Satu contoh mengenai pemberitaan ini ada pada diri Yusril Ihza Mahendra. Dari blog mantan Menteri di tiga kabinet ini, Yusril menjelaskan panjang lebar mengenai tuduhan banyak pihak terhadapnya dalam kasus "uang milik Tomy Soeharto". Dia diopinikan, diberitakan, digambarkan sebagai terdakwa yang harus mendapat hukuman yang berat berkaitan kebijakannya membantu menampung kiriman uang miliki Tomy dan teman-temannya dari Bank Paribas di London. Karena kasus ini menyangkut orang Cendana, maka Yusril pun menjadi bulan-bulanan media tanpa ia mendapat kesempatan untuk menjelaskan dengan cukup duduk persoalan yang sebenarnya.

Hal semacam ini juga terjadi pada kasus lain. Media begitu kuasa dalam membentuk opini masyarakat. Media itu sendiri tak luput dari kepentingan penguasa, entah pemilik modal media massa itu sendiri, orang kuat yang begitu kuasa dalam mengendalikan si pemilik media, atau orang-orang yang selama ini memang berupaya menjadikan media sebagai alat untuk memojokkan pihak-pihak tertentu.

Kebijakan George W. Bush yang memaksa semua orang di seluruh dunia ikut serta dalam upaya memerangi terorisme adalah contoh lainnya. Media massa begitu mudahnya memojokkan satu pihak dan mengangkat pihak lain. Akibatnya, pihak yang menjadi korban tidak memiliki porsi yang cukup untuk diberitakan dari sisi lain. Dalam hal pembingkaiannya, seolah-olah si "korban" adalah pihak yang tidak lain dan tidak bukan adalah kelompok teroris. Semua berita yang berkaitan dengan si "korban" selalu berkait dengan masalah teroris. Lalu berita-berita yang dikonsumsi masyarakat menjadi tidak imbang.

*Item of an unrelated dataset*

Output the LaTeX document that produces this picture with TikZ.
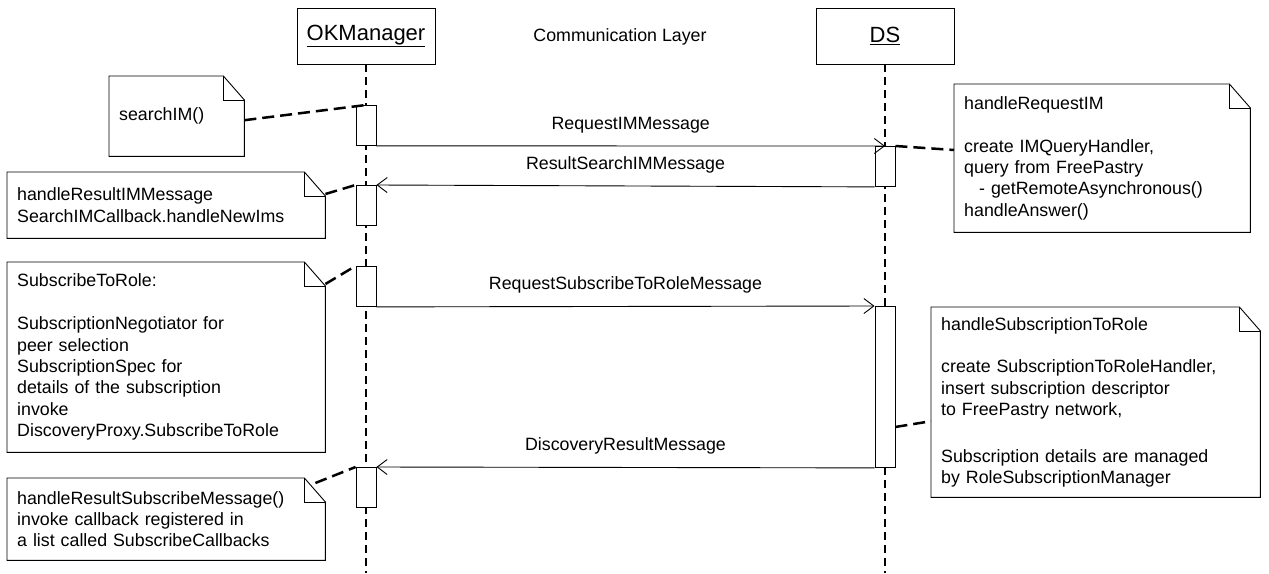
\documentclass[tikz,border=0pt]{standalone}
\usepackage{fontspec}
\setmainfont{Liberation Sans}
\usetikzlibrary{arrows.meta}

\tikzset{
    headbox/.style={draw, line width=0.9pt, minimum width=138pt, minimum height=56pt, inner sep=0pt, font=\fontsize{22}{26}\selectfont},
    lifeline/.style={line width=2pt, dash pattern=on 8pt off 5pt},
    actbox/.style={draw, line width=0.9pt, fill=white, minimum width=20pt, minimum height=40pt, inner sep=0pt, anchor=north},
    msg/.style={-{Straight Barb[length=10pt,width=15pt]}, line width=0.9pt},
    notebox/.style={anchor=north west, align=left, inner xsep=10pt, inner ysep=0pt},
    noteline/.style={line width=2.5pt, dash pattern=on 12pt off 6pt}
}
\newcommand{\notefold}[1]{%
    \draw[line width=0.9pt] (#1.north west) -- ([xshift=-21pt]#1.north east) -- ([yshift=-24pt]#1.north east) -- (#1.south east) -- (#1.south west) -- cycle;
    \draw[line width=0.9pt] ([xshift=-21pt]#1.north east) |- ([yshift=-24pt]#1.north east);%
}

\begin{document}
\begin{tikzpicture}[x=1pt, y=-1pt, font=\fontsize{17.8}{21.4}\selectfont]
    \useasboundingbox (0,0) rectangle (1269,573);

    \node[headbox] (okm) at (366,36) {\underline{OKManager}};
    \node[headbox] (ds) at (885,36) {\underline{DS}};
    \node (layer) at (620,37) {Communication Layer};

    \coordinate (okend) at (366,573);
    \coordinate (dsend) at (885,573);
    \draw[lifeline] (okm.south) -- (okend);
    \draw[lifeline] (ds.south) -- (dsend);

    \foreach \n/\y in {1/105,2/185,3/266,4/467}
	\node[actbox] (okA\n) at (366,\y) {};
    \node[actbox] (dsA1) at (885,146) {};
    \node[actbox, minimum height=161pt] (dsA2) at (885,306) {};

    \draw[msg] (okA1.south east) -- (dsA1.north) node[midway, above=9pt] {RequestIMMessage};
    \draw[msg] (dsA1.south west) -- (okA2.north east) node[midway, above=9pt] {ResultSearchIMMessage};
    \draw[msg] (okA3.south east) -- (dsA2.north west) node[midway, above=9pt] {RequestSubscribeToRoleMessage};
    \draw[msg] (dsA2.south west) -- (okA4.north east) node[midway, above=9pt] {DiscoveryResultMessage};

    \node[notebox, text width=115pt, minimum height=80pt] (searchnote) at (109,76) {searchIM()};
    \node[notebox, text width=298pt, minimum height=66pt] (resultnote) at (7,172) {handleResultIMMessage\\SearchIMCallback.handleNewIms};
    \node[notebox, text width=298pt, minimum height=190pt] (subscribenote) at (7,262) {SubscribeToRole:\\[21.4pt]SubscriptionNegotiator for\\peer selection\\SubscriptionSpec for\\details of the subscription\\invoke\\DiscoveryProxy.SubscribeToRole};
    \node[notebox, text width=298pt, minimum height=82pt] (callbacknote) at (7,478) {handleResultSubscribeMessage()\\invoke callback registered in\\a list called SubscribeCallbacks};
    \node[notebox, text width=276pt, minimum height=148pt] (requestnote) at (954,84) {handleRequestIM\\[21.4pt]create IMQueryHandler,\\query from FreePastry\\\hspace*{15pt}- getRemoteAsynchronous()\\handleAnswer()};
    \node[notebox, text width=309pt, minimum height=190pt] (rolenote) at (931,307) {handleSubscriptionToRole\\[21.4pt]create SubscriptionToRoleHandler,\\insert subscription descriptor\\to FreePastry network,\\[25pt]Subscription details are managed\\by RoleSubscriptionManager};

    \foreach \n in {searchnote,resultnote,subscribenote,callbacknote,requestnote,rolenote}
	{\notefold{\n}}

    \draw[noteline] ([yshift=-4pt]searchnote.east) -- (okA1.north);
    \draw[noteline] ([yshift=-22pt]resultnote.north east) -- (okA2.north west);
    \draw[noteline] ([yshift=-22pt]subscribenote.north east) -- (okA3.north west);
    \draw[noteline] ([xshift=-10pt,yshift=-5pt]callbacknote.north east) -- (okA4.north west);
    \draw[noteline] (dsA1.north east) -- ([yshift=-66pt]requestnote.north west);
    \draw[noteline] ([yshift=-40pt]dsA2.east) -- ([yshift=-19pt]rolenote.west);
\end{tikzpicture}
\end{document}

Saya ingin mengatakan, betapa tidak adilnya hal tersebut di atas. Lalu bagaimana sikap kita selaku masyarakat yang harusnya menyadari tentang kemungkinan tidak berimbangnya berita-berita yang kita konsumsi? Saya pribadi selama ini selalu berusaha untuk mencari alternatif sumber berita yang lain yang materi beritanya sama. Untuk itulah, saya berusaha untuk membaca lebih banyak media, entah cetak (koran dan majalah) maupun elektronik (mailing list, website berita online, dan juga radio). Medianya pun tidak hanya dari kelompok yang dinilai pro namun juga kontra. Untuk media massa cetak misalnya, saya berusaha untuk membaca Tempo, Koran Tempo, Republika, Kompas, Media Indonesia, Koran Sindo, bahkan majalah Sabili. Saya memiliki akses ke media-media itu, baik di rumah maupun di kantor.

Pengelompokan media karena kecenderungan dalam pemberitaan suatu hal tertentu memang tidak bisa dihindarkan. Namun alangkah malangnya kalau kita hanya memamah biak informasi dari sumber yang hanya pro atau kontra saja dalam pemberitaanya. Bukankah untuk bisa memahami satu hal itu kita perlu melihatnya dari banyak sisi?